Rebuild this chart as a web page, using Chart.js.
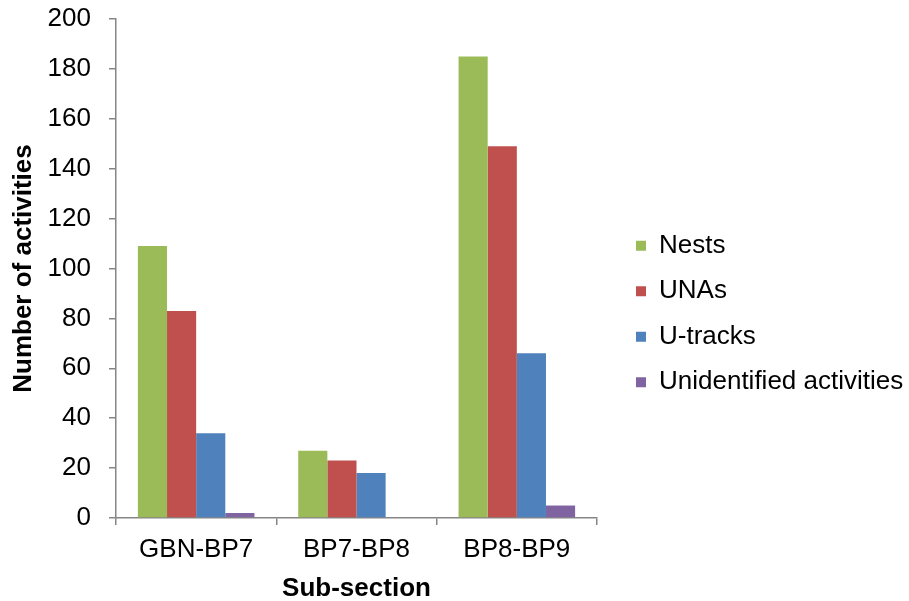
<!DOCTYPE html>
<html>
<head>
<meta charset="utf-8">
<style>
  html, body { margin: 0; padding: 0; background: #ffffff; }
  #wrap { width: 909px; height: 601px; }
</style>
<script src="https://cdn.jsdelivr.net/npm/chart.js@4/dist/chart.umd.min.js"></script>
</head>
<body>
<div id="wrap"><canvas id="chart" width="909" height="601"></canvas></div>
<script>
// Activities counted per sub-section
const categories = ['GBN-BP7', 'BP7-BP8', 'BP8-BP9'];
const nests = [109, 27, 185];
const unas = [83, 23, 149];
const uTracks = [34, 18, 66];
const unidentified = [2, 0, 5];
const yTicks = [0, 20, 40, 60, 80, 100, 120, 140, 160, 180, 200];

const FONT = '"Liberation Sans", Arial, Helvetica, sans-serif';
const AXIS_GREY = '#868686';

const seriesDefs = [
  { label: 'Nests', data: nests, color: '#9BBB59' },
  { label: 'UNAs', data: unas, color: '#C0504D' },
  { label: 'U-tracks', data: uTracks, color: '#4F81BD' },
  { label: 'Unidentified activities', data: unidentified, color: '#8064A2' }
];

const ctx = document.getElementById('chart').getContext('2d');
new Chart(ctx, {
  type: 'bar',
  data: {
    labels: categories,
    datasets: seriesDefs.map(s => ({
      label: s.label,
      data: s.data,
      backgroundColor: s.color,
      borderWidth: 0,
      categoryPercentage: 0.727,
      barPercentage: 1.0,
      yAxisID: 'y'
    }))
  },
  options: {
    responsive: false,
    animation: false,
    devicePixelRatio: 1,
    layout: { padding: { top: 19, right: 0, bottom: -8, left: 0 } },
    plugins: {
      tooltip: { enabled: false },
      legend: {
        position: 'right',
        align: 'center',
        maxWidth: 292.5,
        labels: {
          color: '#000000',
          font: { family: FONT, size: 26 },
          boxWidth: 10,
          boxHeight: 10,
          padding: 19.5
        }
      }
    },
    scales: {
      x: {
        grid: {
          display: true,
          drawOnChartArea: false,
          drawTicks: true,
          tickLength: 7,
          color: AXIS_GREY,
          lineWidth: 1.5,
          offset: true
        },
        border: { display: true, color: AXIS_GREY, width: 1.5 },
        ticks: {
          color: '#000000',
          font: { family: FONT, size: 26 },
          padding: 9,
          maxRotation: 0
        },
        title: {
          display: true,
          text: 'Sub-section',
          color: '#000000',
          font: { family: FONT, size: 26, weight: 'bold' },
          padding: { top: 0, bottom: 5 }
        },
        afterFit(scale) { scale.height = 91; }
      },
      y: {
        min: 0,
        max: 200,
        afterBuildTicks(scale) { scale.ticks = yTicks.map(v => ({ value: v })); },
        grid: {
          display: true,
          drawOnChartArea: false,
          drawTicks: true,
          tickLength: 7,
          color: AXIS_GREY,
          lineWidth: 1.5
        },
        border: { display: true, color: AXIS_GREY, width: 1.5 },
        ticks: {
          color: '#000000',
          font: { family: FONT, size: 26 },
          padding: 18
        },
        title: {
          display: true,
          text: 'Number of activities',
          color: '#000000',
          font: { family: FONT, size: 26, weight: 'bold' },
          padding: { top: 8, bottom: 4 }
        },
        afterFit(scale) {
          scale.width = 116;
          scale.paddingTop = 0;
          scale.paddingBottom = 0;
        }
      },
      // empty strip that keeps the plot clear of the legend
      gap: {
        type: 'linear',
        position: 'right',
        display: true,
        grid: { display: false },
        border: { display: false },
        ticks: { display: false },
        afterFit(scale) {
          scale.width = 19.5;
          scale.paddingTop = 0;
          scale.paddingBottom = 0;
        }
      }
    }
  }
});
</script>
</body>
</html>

> _The problem_: Quote the full listing above word for word; exclude every picture from the copy.

> _Exercise result_:
Rebuild this chart as a web page, using Chart.js.
<!DOCTYPE html>
<html>
<head>
<meta charset="utf-8">
<style>
  html, body { margin: 0; padding: 0; background: #ffffff; }
  #wrap { width: 909px; height: 601px; }
</style>
<script src="https://cdn.jsdelivr.net/npm/chart.js@4/dist/chart.umd.min.js"></script>
</head>
<body>
<div id="wrap"><canvas id="chart" width="909" height="601"></canvas></div>
<script>
// Activities counted per sub-section
const categories = ['GBN-BP7', 'BP7-BP8', 'BP8-BP9'];
const nests = [109, 27, 185];
const unas = [83, 23, 149];
const uTracks = [34, 18, 66];
const unidentified = [2, 0, 5];
const yTicks = [0, 20, 40, 60, 80, 100, 120, 140, 160, 180, 200];

const FONT = '"Liberation Sans", Arial, Helvetica, sans-serif';
const AXIS_GREY = '#868686';

const seriesDefs = [
  { label: 'Nests', data: nests, color: '#9BBB59' },
  { label: 'UNAs', data: unas, color: '#C0504D' },
  { label: 'U-tracks', data: uTracks, color: '#4F81BD' },
  { label: 'Unidentified activities', data: unidentified, color: '#8064A2' }
];

const ctx = document.getElementById('chart').getContext('2d');
new Chart(ctx, {
  type: 'bar',
  data: {
    labels: categories,
    datasets: seriesDefs.map(s => ({
      label: s.label,
      data: s.data,
      backgroundColor: s.color,
      borderWidth: 0,
      categoryPercentage: 0.727,
      barPercentage: 1.0,
      yAxisID: 'y'
    }))
  },
  options: {
    responsive: false,
    animation: false,
    devicePixelRatio: 1,
    layout: { padding: { top: 19, right: 0, bottom: -8, left: 0 } },
    plugins: {
      tooltip: { enabled: false },
      legend: {
        position: 'right',
        align: 'center',
        maxWidth: 292.5,
        labels: {
          color: '#000000',
          font: { family: FONT, size: 26 },
          boxWidth: 10,
          boxHeight: 10,
          padding: 19.5
        }
      }
    },
    scales: {
      x: {
        grid: {
          display: true,
          drawOnChartArea: false,
          drawTicks: true,
          tickLength: 7,
          color: AXIS_GREY,
          lineWidth: 1.5,
          offset: true
        },
        border: { display: true, color: AXIS_GREY, width: 1.5 },
        ticks: {
          color: '#000000',
          font: { family: FONT, size: 26 },
          padding: 9,
          maxRotation: 0
        },
        title: {
          display: true,
          text: 'Sub-section',
          color: '#000000',
          font: { family: FONT, size: 26, weight: 'bold' },
          padding: { top: 0, bottom: 5 }
        },
        afterFit(scale) { scale.height = 91; }
      },
      y: {
        min: 0,
        max: 200,
        afterBuildTicks(scale) { scale.ticks = yTicks.map(v => ({ value: v })); },
        grid: {
          display: true,
          drawOnChartArea: false,
          drawTicks: true,
          tickLength: 7,
          color: AXIS_GREY,
          lineWidth: 1.5
        },
        border: { display: true, color: AXIS_GREY, width: 1.5 },
        ticks: {
          color: '#000000',
          font: { family: FONT, size: 26 },
          padding: 18
        },
        title: {
          display: true,
          text: 'Number of activities',
          color: '#000000',
          font: { family: FONT, size: 26, weight: 'bold' },
          padding: { top: 8, bottom: 4 }
        },
        afterFit(scale) {
          scale.width = 116;
          scale.paddingTop = 0;
          scale.paddingBottom = 0;
        }
      },
      // empty strip that keeps the plot clear of the legend
      gap: {
        type: 'linear',
        position: 'right',
        display: true,
        grid: { display: false },
        border: { display: false },
        ticks: { display: false },
        afterFit(scale) {
          scale.width = 19.5;
          scale.paddingTop = 0;
          scale.paddingBottom = 0;
        }
      }
    }
  }
});
</script>
</body>
</html>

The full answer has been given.